Dignity is primarily equated with endurance. Only now, in the luxury of relative tolerance, do we appreciate the nobility of those who predated civil rights.

President Obama has a cool, contained manner, so it was striking to see him cry at the funeral last month of the civil rights leader Dr Dorothy Height. He praised her for her hats and humour but above all for her "regal, quiet, dogged, dignified persistence". Dr Height drew comparisons with the unshowy courage of Rosa Parks, a woman without power or influence, who nevertheless, and knowing the consequences, declined to give up her seat on a public bus for a white man. Rosa Parks's simple philosophy was "Do what is right".

When Gordon Brown talks of the fight for social justice, we have to remember that we in the UK are only two centuries from slavery. It is less than a century ago that women were permitted to vote. Homosexuality has been legal in the UK for less than 50 years. Asylum-seekers are still detained without hope and unable to seek work.

We may all applaud the dignity of humanity in theory. Germany lists it as a right above the right to life, in its constitution. But it cannot be taken for granted.
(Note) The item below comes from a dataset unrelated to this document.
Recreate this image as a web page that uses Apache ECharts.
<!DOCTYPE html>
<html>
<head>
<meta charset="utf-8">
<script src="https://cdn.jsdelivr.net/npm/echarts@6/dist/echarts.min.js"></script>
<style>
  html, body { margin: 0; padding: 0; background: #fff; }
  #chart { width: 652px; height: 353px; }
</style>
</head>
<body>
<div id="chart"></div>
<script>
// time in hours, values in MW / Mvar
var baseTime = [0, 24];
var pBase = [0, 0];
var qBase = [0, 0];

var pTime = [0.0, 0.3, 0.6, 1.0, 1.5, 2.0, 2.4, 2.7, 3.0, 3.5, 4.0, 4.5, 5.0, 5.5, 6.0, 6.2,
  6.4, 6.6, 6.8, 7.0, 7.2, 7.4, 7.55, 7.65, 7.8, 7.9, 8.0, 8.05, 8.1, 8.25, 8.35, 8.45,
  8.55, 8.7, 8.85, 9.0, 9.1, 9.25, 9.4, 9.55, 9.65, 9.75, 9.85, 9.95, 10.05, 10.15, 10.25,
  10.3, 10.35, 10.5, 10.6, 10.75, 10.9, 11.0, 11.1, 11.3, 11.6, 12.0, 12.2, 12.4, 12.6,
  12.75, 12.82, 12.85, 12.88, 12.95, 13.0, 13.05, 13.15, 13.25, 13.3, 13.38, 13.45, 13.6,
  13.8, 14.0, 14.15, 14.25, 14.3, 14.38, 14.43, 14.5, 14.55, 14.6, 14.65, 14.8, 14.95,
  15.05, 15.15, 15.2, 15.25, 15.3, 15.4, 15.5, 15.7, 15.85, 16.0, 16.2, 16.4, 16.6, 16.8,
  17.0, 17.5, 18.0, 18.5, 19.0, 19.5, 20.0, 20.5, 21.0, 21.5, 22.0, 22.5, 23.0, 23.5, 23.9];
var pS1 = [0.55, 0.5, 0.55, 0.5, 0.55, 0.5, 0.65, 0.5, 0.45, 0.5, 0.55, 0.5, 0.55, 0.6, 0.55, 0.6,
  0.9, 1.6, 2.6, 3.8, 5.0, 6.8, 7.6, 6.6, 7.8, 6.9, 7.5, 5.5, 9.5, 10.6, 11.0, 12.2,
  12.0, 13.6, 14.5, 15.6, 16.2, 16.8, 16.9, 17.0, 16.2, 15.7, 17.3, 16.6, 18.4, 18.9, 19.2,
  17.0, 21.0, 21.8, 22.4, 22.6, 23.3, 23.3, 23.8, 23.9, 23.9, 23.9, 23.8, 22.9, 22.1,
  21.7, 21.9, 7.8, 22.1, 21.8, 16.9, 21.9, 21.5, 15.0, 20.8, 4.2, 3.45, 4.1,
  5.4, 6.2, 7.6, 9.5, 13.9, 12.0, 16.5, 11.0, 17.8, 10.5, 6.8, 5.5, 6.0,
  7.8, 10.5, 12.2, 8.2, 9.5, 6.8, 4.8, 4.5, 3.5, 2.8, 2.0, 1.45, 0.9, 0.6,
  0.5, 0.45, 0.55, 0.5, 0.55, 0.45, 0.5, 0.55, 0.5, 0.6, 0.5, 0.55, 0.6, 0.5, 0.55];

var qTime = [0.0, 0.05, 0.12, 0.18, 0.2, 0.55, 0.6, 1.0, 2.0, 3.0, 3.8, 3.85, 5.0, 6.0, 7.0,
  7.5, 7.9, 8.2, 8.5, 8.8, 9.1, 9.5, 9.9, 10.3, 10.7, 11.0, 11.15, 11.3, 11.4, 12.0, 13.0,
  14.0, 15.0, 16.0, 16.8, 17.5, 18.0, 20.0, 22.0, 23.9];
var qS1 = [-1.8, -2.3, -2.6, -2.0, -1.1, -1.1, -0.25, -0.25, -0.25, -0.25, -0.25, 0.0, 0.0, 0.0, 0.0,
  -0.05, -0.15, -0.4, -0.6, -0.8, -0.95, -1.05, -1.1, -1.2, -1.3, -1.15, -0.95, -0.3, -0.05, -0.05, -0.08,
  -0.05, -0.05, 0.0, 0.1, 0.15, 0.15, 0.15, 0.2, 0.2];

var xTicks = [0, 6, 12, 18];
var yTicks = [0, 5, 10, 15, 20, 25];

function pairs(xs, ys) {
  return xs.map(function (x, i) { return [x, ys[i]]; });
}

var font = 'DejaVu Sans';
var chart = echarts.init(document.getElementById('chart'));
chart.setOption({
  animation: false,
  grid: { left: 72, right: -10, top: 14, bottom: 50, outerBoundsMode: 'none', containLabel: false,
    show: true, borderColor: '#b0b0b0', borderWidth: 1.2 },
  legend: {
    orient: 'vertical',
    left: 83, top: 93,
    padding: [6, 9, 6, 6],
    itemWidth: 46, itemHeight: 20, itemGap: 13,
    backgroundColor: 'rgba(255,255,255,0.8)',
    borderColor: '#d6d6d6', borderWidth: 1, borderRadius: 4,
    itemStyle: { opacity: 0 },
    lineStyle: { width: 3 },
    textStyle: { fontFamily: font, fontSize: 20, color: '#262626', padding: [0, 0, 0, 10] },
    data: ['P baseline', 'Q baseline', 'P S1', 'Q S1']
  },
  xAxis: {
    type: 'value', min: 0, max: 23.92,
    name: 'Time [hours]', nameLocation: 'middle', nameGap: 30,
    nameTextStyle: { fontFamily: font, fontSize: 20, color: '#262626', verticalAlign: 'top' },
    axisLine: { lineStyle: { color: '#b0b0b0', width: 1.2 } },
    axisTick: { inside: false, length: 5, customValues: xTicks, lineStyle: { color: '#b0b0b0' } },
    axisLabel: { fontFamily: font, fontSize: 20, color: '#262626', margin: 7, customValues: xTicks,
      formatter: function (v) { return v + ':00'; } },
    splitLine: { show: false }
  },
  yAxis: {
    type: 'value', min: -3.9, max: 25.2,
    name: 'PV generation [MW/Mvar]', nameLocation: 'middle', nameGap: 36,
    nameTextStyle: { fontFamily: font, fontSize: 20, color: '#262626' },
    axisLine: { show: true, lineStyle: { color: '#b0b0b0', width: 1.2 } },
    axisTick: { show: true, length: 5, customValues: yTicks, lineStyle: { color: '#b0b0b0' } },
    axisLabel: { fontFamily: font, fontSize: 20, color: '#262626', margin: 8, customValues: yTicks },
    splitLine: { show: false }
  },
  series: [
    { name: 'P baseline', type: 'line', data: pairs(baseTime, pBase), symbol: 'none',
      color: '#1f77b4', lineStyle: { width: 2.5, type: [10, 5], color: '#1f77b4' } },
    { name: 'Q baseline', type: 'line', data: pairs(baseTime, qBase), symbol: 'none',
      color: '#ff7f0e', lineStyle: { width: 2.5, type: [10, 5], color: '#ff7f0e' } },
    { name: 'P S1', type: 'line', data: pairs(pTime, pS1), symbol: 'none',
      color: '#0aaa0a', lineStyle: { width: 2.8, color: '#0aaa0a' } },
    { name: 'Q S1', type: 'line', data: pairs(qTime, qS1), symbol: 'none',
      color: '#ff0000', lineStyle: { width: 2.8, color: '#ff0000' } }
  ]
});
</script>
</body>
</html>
Listening to a tribute to Lena Horne on Radio 4 on Friday, I was startled to hear that she had to sleep on the bus after concerts, despite her fame, because hotels would not admit her. Or that she, the most beautiful and seductive of women, was spat on in public. Lena Horne was angry about injustice and fought hard for the civil rights movement, but she shrugged off personal hurt. Dignity requires the deepest moral courage; it demands lack of bitterness.

The person who remains the gold standard for dignity is Nelson Mandela. Even his jailers revered him. He could have raged against his lost years but he emerged from prison nobler than when he went in. Like Dorothy Height, his character was stronger than his circumstances; like her, his rebuke lay in his personal example and his "regal, quiet, dogged, dignified persistence".

You can be dignified if you are wealthy and powerful, but dignity shines most in adversity. The celebrity ambassadors who visit Africa often talk of the serenity and dignity of those who have nothing. Alexander McCall Smith's popularity as a novelist lies in elevating simple or meek lives. Kindness and cheerfulness matter more to him than titles. Dignity lies in quiet virtue.

Dignity is based on free will, which is what civil rights mean. It is hard to have dignity without a degree of independence. It is interesting that Jack Straw blamed Labour's defeat on the alienation of the traditional working class. It was cruel to ply them with benefits, while giving away their jobs to immigrants. Gordon Brown, of all people, turned his back on the dignity of labour.

The area of human dignity that exercises the West now is death. We are finally demanding the right to die at a time of our choosing. The organisation which is fighting for this right calls itself Dignitas.

Yet the opponents of euthanasia also claim that they are championing human dignity. If you have religious faith, you will believe that dignity is a gift from God. The Catholic catechism cites: "The dignity of the human person is rooted in his or her creation in the image and likeness of God."

Herein lies the dignity of those too ill or disabled to exercise free choices. Who could deny the dignity of David Cameron's late son Ivan, whose physical suffering evoked such love and sympathy among those who cared for him?

There is a grace and dignity inherent in leaders such as Barack Obama or Aung San Suu Kyi. Others have to stage manage it a bit. One could nitpick over Gordon Brown's resignation speech. For instance, his praise of the armed forces "now that the political season is over". Which politician in power would lay into our fighting soldiers? And his assertion that the title and prestige of being Prime Minister meant nothing to him does not entirely accord with that account of him in Andrew Rawnsley's book.

But Brown had learnt, as Tony Blair put it, that "sometimes the only way to conquer the pull of power is to set it down".

Brown showed great dignity in his departure, but I think someone else showed more. Alistair Darling left No 11, just before Brown, without comment. He always behaved well and he did his best.

As Aristotle said: Dignity consists not in possessing honours but in the consciousness that we deserve them."